Валежник был сухой. Костер горел жарко, бездымно, багровая дорожка от него резала надвое черное зеркало лесного озерка, гасла в темных тростниках на противоположном берегу. Полосу света пересекали быстрые тени летучих мышей. Майбородов подкидывал сучья в огонь, костер разгорался, и тогда прямо против Ивана Кузьмича, где-то среди подступивших к берегу деревьев, вспыхивали две яркие желтые точки.

Лесное озеро лежало далеко от Гостиниц, за Журавлиной падью. На утренних зорях сюда слетались стаями утки с жировок. В дупле столетней сосны жил старый филин-пугач аршинного роста. Дятлы на окрестных елках понастроили своих кузниц. Груды растрепанных шишек валялись у подножий таких деревьев.

Майбородов любил это место. У него был здесь свой шалаш с постелью из свежего сена, был котелок для чая, даже запасы сухарей хранились одно время в соседнем дупле. Но до запасов кто-то добрался: то ли мыши, то ли белки.

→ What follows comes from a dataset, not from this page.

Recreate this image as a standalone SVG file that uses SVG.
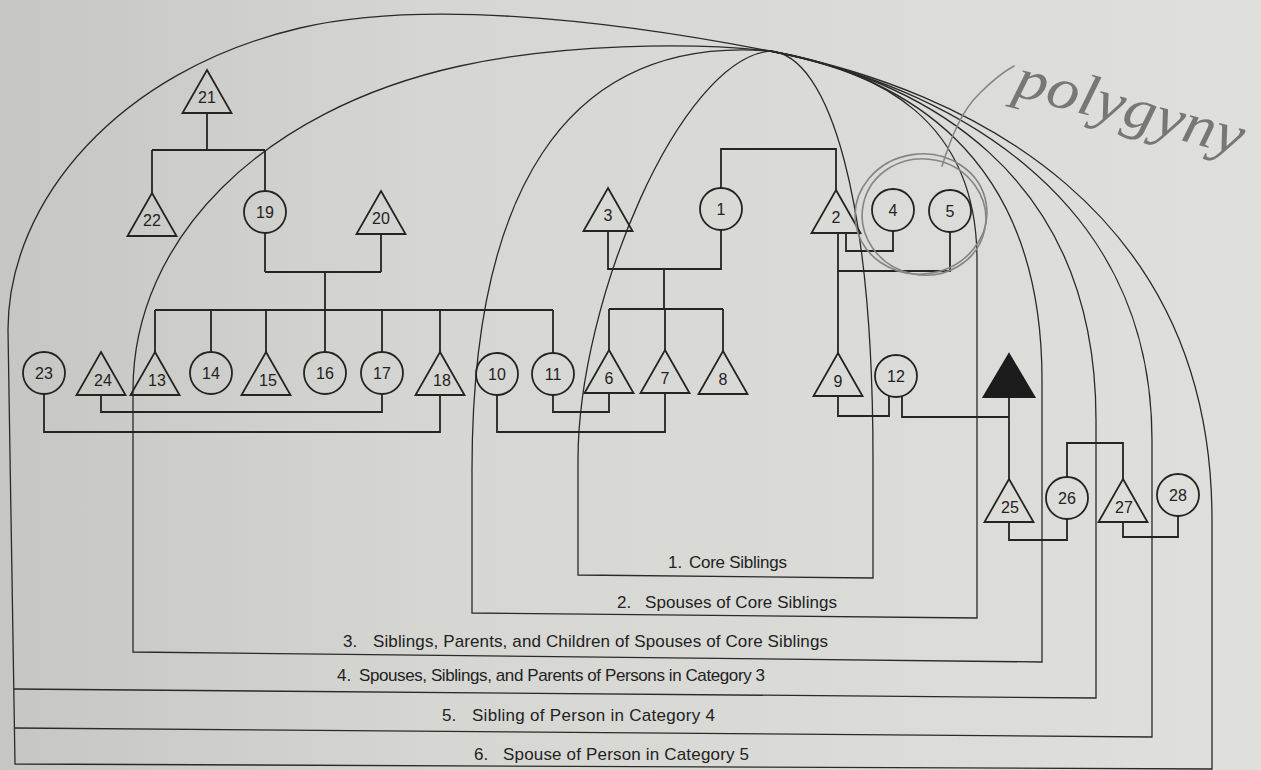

В этот раз Иван Кузьмич заночевал в лесу случайно. Под вечер он поймал на озере в сеть молодого селезня, надел ему на ножку кольцо — латунную манжетку с адресом своего института, написанным на трех языках, — отпустил, и только забрался было в шалаш за своими пожитками, как, резко вскрикнув, на берег выбежала из тростников водяная курочка. Иван Кузьмич замер, наблюдая, редкую птицу в такой близи, смотрел одним глазом, боясь раздвинуть ветки шалаша.

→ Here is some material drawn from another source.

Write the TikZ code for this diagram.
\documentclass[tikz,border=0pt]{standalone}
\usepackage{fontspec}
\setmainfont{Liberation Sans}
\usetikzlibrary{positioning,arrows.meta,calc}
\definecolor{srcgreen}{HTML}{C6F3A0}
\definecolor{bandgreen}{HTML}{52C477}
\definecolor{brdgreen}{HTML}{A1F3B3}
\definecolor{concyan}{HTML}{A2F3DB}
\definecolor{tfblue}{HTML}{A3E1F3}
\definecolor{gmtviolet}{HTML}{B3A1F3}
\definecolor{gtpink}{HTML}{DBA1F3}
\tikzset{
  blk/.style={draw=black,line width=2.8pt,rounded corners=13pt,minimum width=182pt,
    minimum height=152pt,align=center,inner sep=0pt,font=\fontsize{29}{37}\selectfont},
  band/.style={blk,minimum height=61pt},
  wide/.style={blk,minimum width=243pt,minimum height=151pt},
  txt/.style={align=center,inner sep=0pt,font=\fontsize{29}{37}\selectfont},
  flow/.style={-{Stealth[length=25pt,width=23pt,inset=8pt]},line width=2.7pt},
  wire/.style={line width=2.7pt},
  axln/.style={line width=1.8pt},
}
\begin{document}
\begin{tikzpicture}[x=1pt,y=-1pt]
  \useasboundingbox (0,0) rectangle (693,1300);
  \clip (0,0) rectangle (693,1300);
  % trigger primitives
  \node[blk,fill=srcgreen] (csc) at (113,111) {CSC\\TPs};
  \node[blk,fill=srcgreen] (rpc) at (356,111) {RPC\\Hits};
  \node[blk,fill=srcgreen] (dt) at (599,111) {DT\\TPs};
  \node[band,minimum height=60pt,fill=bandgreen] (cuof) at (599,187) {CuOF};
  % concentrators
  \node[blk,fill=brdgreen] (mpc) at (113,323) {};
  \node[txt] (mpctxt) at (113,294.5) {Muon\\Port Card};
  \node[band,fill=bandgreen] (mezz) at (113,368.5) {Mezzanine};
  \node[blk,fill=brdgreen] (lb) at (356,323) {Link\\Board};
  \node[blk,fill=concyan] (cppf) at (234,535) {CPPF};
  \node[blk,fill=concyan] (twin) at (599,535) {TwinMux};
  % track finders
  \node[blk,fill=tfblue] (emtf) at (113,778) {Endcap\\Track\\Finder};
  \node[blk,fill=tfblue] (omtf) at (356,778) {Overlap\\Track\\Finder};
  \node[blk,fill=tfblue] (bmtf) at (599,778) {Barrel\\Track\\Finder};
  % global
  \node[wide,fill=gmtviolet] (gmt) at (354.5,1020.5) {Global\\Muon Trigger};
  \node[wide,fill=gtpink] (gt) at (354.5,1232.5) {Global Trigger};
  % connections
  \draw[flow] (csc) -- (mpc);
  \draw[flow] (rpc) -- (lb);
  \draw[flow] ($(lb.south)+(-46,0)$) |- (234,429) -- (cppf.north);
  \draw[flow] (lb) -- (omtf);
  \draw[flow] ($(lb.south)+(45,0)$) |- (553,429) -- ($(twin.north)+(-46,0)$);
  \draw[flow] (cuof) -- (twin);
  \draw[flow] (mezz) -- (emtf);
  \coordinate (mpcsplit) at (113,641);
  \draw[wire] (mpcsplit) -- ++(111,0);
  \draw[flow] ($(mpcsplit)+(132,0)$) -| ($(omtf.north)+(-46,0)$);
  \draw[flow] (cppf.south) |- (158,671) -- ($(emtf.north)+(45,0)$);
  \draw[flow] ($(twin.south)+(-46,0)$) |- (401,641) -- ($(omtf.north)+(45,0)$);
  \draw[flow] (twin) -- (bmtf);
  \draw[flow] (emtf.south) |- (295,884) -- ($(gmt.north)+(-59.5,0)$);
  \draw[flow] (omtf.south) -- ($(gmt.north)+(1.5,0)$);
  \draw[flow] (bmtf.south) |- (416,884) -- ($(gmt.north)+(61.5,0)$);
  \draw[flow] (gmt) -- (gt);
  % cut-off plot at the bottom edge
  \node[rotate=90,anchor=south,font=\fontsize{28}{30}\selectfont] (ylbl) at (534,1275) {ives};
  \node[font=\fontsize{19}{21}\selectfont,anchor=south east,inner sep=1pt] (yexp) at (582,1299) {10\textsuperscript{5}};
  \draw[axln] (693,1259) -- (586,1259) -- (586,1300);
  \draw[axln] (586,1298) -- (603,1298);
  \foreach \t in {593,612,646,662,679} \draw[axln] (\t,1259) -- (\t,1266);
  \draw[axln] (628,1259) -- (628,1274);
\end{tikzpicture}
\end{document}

Водяная курочка подбежала к остывшему костру, покопалась в золе, потом опять кинулась к воде, перепрыгнула с берега на широкие листья кувшинок и принялась на них танцевать. В луче заходящего солнца, взблескивая черным оперением, она закидывала голову с огненным гребешком, взмахивала крыльями и быстро перебирала длинными ножками, тонкими, как вязальные спицы. Казалось, птица расшаркивается, делает правильные па, — во всяком случае, в ее движениях был определенный ритм, какой-то рисунок, даже смысл. «Прощание с солнцем» — назвал этот танец Майбородов.

Курочка так долго прощалась с солнцем, что, когда она, вспугнутая шальным, бухнувшим в воду чирком, убежала в тростники, под деревьями густел сумрак и идти в Гостиницы уже не было смысла: все равно доберешься до дому только за полночь.

Майбородов развел костер, кипятил воду для чая. Он смотрел то в огонь, в котором быстро обугливались сосновые сучья, то на желтые точки, вспыхивавшие перед ним среди деревьев. Мысли шли плавно и медленно, как лодка в густых камышах. Память подсчитывала годы минувшей жизни… Очень давно это было — вот так же горели костры по ночам, вот так же сидел он возле лесных шалашей и пристально вглядывался в малиновые переливы жарких углей. Но тогда рядом с ним был отец, учитель из провинциального городка, естествоиспытатель, до того влюбленный в природу, что на старости лет посвящал ей лирические стихи, которые тщательно скрывал от домашних, и если мать их случайно находила в столе или в кармане его охотничьей куртки, в доме разражался ужасный скандал.